18.) People will tell you something all day, but it will only be right when you feel it is. Perhaps, it is just because I can be hard-headed at times, but I think that a person only sees the truth in something once they have experienced it for themselves. Remember when you were a child and your parents told you that something was hot? I bet you didn’t believe them until you touched it and got burned, huh?
19.) Unbiased universal education would solve a lot of problems. I know that I harp a lot on education, but it is because I believe in it. We all benefit from an educated society. It raises us all up equally. I believe very firmly in unbiased education though. Just pure, opinion-free information sharing. Something hard to find these days.

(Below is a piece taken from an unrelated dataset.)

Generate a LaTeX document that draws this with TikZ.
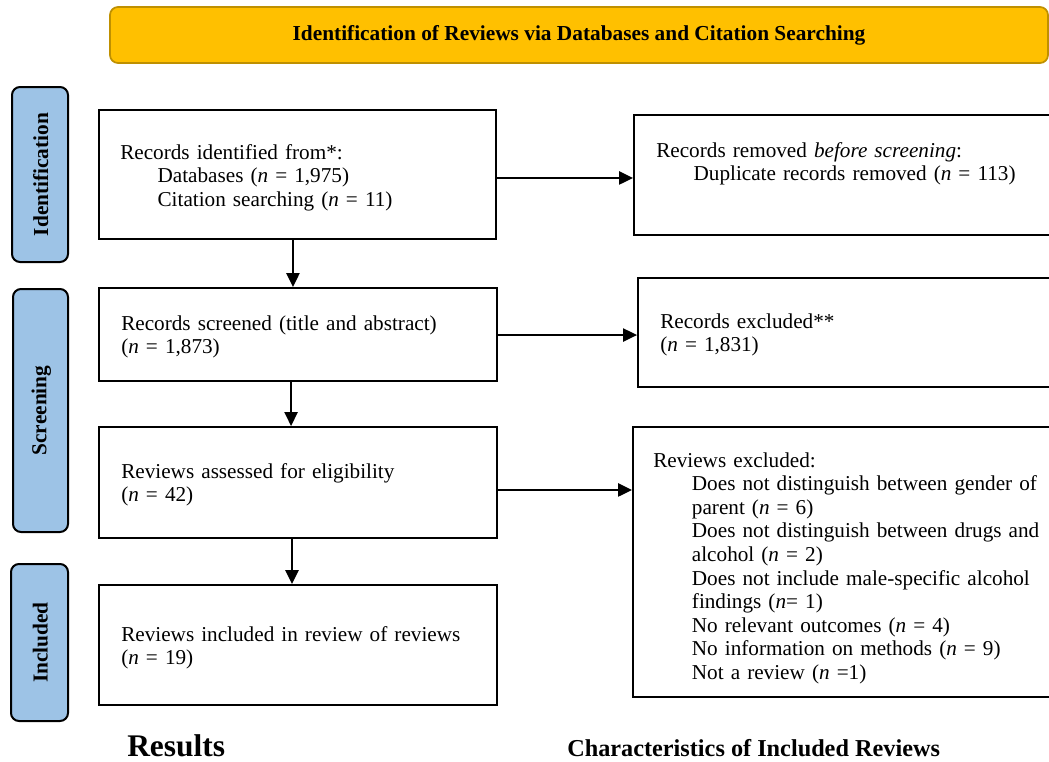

20.) If one person says something forget about it. If two people say something, take note. If three people say something, then take action. This one is a bit debatable, but it is a slight hybrid of one of Don Ruiz’s four agreement principles: Don’t take anything personally, whether good or bad.
21.) Quotes about traveling were right. After doing a bit of traveling on my own, I have realized that a lot of the quotes about traveling were correct. Especially this one: “To travel is to discover that everyone is wrong about other countries.” Aldous Huxley
22.) Focus on the apex. In grade school we had a group of people come to give us an inspirational session. They taught us a catchy principle, which is perhaps why it has stuck with me to this day. Focus on the apex. The apex is the highest most point in a wave or a mountain. Focus on whatever your ‘apex’ is and you will keep working towards it.
23.) A life without a passion is a life without a meaning. The best people at what they do are those who are passionate about it. We remember them for being that way.
24.) Be yourself. You won’t get very far living someone else’s life. Never give up or give in to what you don’t believe in. In the end, all that will matter is that you did what made you happy.
25.) The world is a paradox. There are so many things that I see, hear, and experience when I get to travel, that just make me smile. Sometimes, in a world of chaos, you just have to say wow and laugh it off.